A feghoot (also known as a story pun or poetic story joke) is a humorous short story or vignette ending in a pun (typically a play on a well-known phrase), where the story contains sufficient context to recognize the punning humor.
==History==

===Ferdinand Feghoot===
The term for this storytelling model originated in a long-running series of short science-fiction pieces that appeared under the collective title "Through Time and Space with Ferdinand Feghoot", published in various magazines over several decades, written by Reginald Bretnor under the anagrammatic pseudonym of 'Grendel Briarton'. The usual formula the stories followed was for the title character to solve a problem bedeviling some manner of being or extricate himself from a dangerous situation. The events could take place all over the galaxy and in various historical or future periods on Earth and elsewhere. In his adventures, Feghoot worked for the Society for the Aesthetic Re-Arrangement of History and traveled via a device that had no name, but was typographically represented as the ")(". The pieces were usually vignettes only a few paragraphs long, and always ended with a long and elegant pun that was often based on a well-known title or catch-phrase.

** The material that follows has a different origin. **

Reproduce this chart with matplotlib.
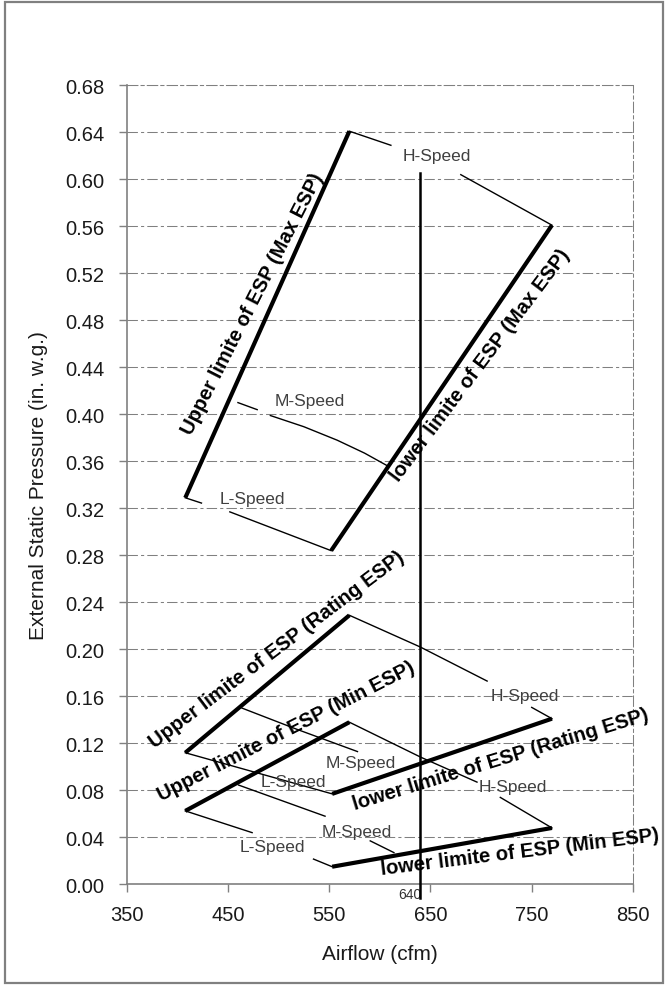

"Through Time and Space with Ferdinand Feghoot" was originally published in The Magazine of Fantasy & Science Fiction from 1956 to 1973. In 1973, the magazine ran a contest soliciting readers' feghoots as entries. The series also appeared in Fantasy and Science Fictions sister magazine Venture Science Fiction Magazine, and later in Isaac Asimov's Science Fiction Magazine, Amazing Stories, and other publications. The individual pieces were identified by Roman numerals rather than titles. The stories have been collected in several editions, each an expanded version of the previous, the most recent Through Time and Space with Ferdinand Feghoot by From Beyond Press.

Many of the ideas and puns for Bretnor's stories were contributed by others, including F. M. Busby and E. Nelson Bridwell. Other authors have published feghoots written on their own, including Isaac Asimov and John Brunner. Numerous fan-produced stories have been written, as well.

Bretnor said that the idea of the name occurred to his wife and him during a game of Scrabble. He always arranged his letter tiles alphabetically; at one point, he had EFGHOOT. His wife suggested that, if the first two letters were transposed, the silly name 'Feghoot' could be formed. Bretnor did so, and began using the name in his punny stories.

===Other story puns===
- Myles na gCopaleen's column "Cruiskeen Lawn" in the Irish Times regularly featured feghoots, generally recounted as episodes in the lives of (fictionalised versions of) John Keats and George Chapman.
- The "Peabody's Improbable History" and "Aesop & Son" segments on Rocky and Bullwinkle were animated feghoots, right down to the pun at the end of each episode. "Fractured Fairy Tales" often were too.
- In 1962, Amazing Stories published "Through Time and Space with Benedict Breadfruit" by Grandall Barretton (Randall Garrett), which all ended in a pun on the name of a famous science-fiction writer. Bretnor later paid tribute to these stories in one of his own, in which Ferdinand Feghoot assures a friend that Breadfruit was "conceived in our Garrett".
- One example of a feghoot is the "Forty million Frenchmen" gag ("For DeMille, young fur-henchmen...") on page 559 of Thomas Pynchon's Gravity's Rainbow.
- The Callahan's Bar series by Spider Robinson uses "some of the worst puns known to man.... building up to the anticipated pun with skill and flair."
- Isaac Asimov used the song "Give My Regards to Broadway" to form an elaborate story pun in his short story "Death of a Foy". He uses the "Marseillaise" in the short story "Battle-Hymn" for the same effect. His short story "A Loint of Paw" ends with the one-sentence judicial verdict "A niche in time saves Stein." His story "Shah Guido G" ends with aviators landing on a floating sky city named Atlantis and it plummeting to its doom: "Why, once more in history, Atlantis sank beneath the Waves."
- Arthur C. Clarke's short story "Neutron Tide" culminates with a pun.
- Andrzej Sapkowski's short story "The Edge of the World" of The Witcher series (later included in The Last Wish) culminates with a pun, as the protagonist's friend, a bard, is looking for a proper title for his ballad about the recent encounter with a devil-like being, who then says "goodnight" (corresponding to the Polish idiom "where the devil says goodnight" used for remote and dangerous places).
- One version of the story of Little Bunny Foo Foo is a feghoot.
- Each episode of the long-running BBC radio panel game My Word! ended with extemporaneous feghoots from Frank Muir and Denis Norden.
- Comic-strip writer Stephan Pastis often includes feghoots in his strip Pearls Before Swine.
- Humorist S. J. Perelman often contrived elaborate feghoots. His piece "Abby, This Is Your Father" in Crazy Like a Fox (New York: Random House, 1944) is built around a series of them.
- On the US version of the television show Whose Line Is It, Anyway?, Colin Mochrie often opened the "Weird Newscasters" game with a feghoot.
- The film The Hudsucker Proxy could arguably be considered a feghoot, as the film ends with a pun relating to the climax of the film.
- Comedian Norm Macdonald frequently told feghoots as part of his comedy style.
- The "Misty's Bedtime Stories" segment on Hee-Haw was a feghoot.